Monday, March 4th, 2024

As we did with our recent Revit Review, it’s important to see if other building information modeling software is also suitable for electrical engineers or could be used to replace AutoCAD.

Archicad, a long-time player in the BIM field since the late 1980s, is mostly marketed as a solution “by architects for architects.” While this time on the market is important, the focus on architecture raises questions about its ability to support the needs of engineers, particularly electrical engineers. Even so, let’s look at Archicad’s features to evaluate its capability for electrical engineering purposes.

For more information on how the 10-point scorecard works, see this video that discusses it. You can also download a scorecard graphic to help personally score BIM software.

Scoring Archicad

As a rule, as soon as there’s a “no” response to any question, the scoring is complete.

  1. Does engineering exist?
  2. Does MEP exist?

Archicad does recognize MEP (Mechanical, Electrical, Plumbing), although mostly directed toward architectural design. With such a heavy focus on architectural workflow, it may come up short for electrical engineers.

  1. Does electrical exist?

This is partially correct. While Archicad does reference ductwork, pipework, and cabling, the specific mention of electrical features isn’t clear. This reduces its ability as a dedicated tool for electrical engineering.
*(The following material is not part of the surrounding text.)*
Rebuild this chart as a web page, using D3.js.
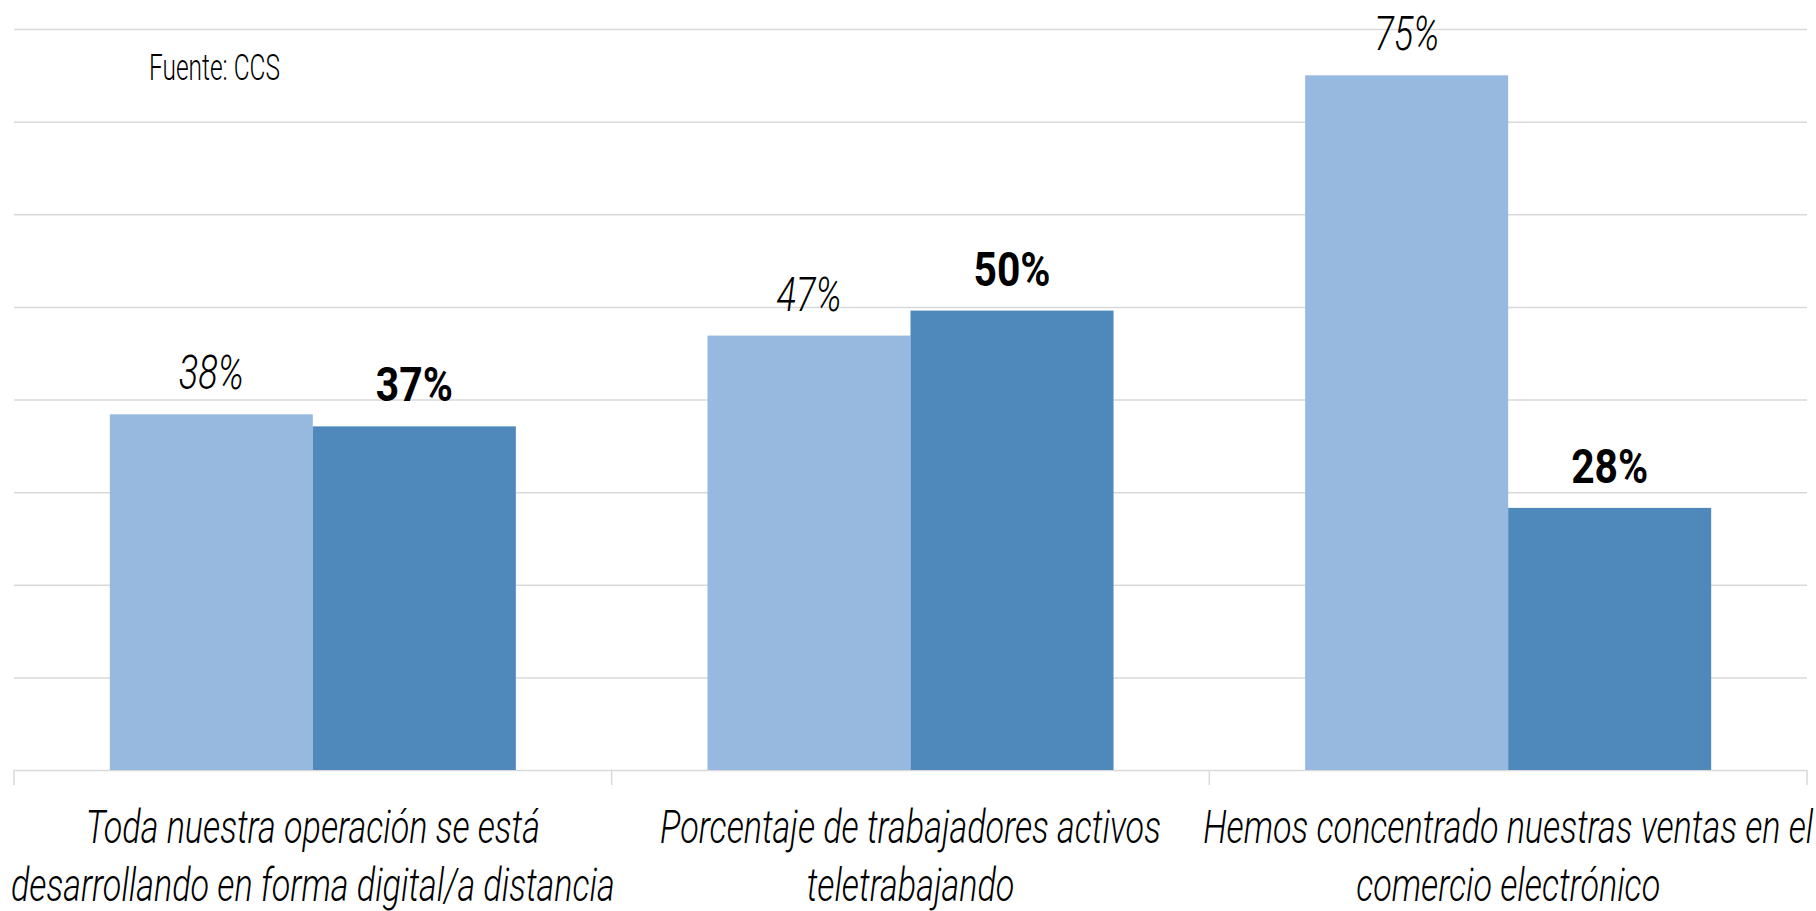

  1. Can you insert electrical devices?

With a “no” on this question, the scoring of Archicad ends because the software doesn’t have features like light fixtures and receptacles needed for construction documentation.

What This Means

The scorecard shows that Archicad doesn’t meet the basic requirements to replace traditional design tools like AutoCAD. With a score of two and a half out of ten, it just can’t support electrical engineering well enough.

While architects may find value in its features, electrical engineers would be better off skipping Archicad and finding an alternative with more features suited to their specific needs. When working with architects using Archicad, electrical engineers will need to keep using platforms like AutoCAD or Revit for electrical design.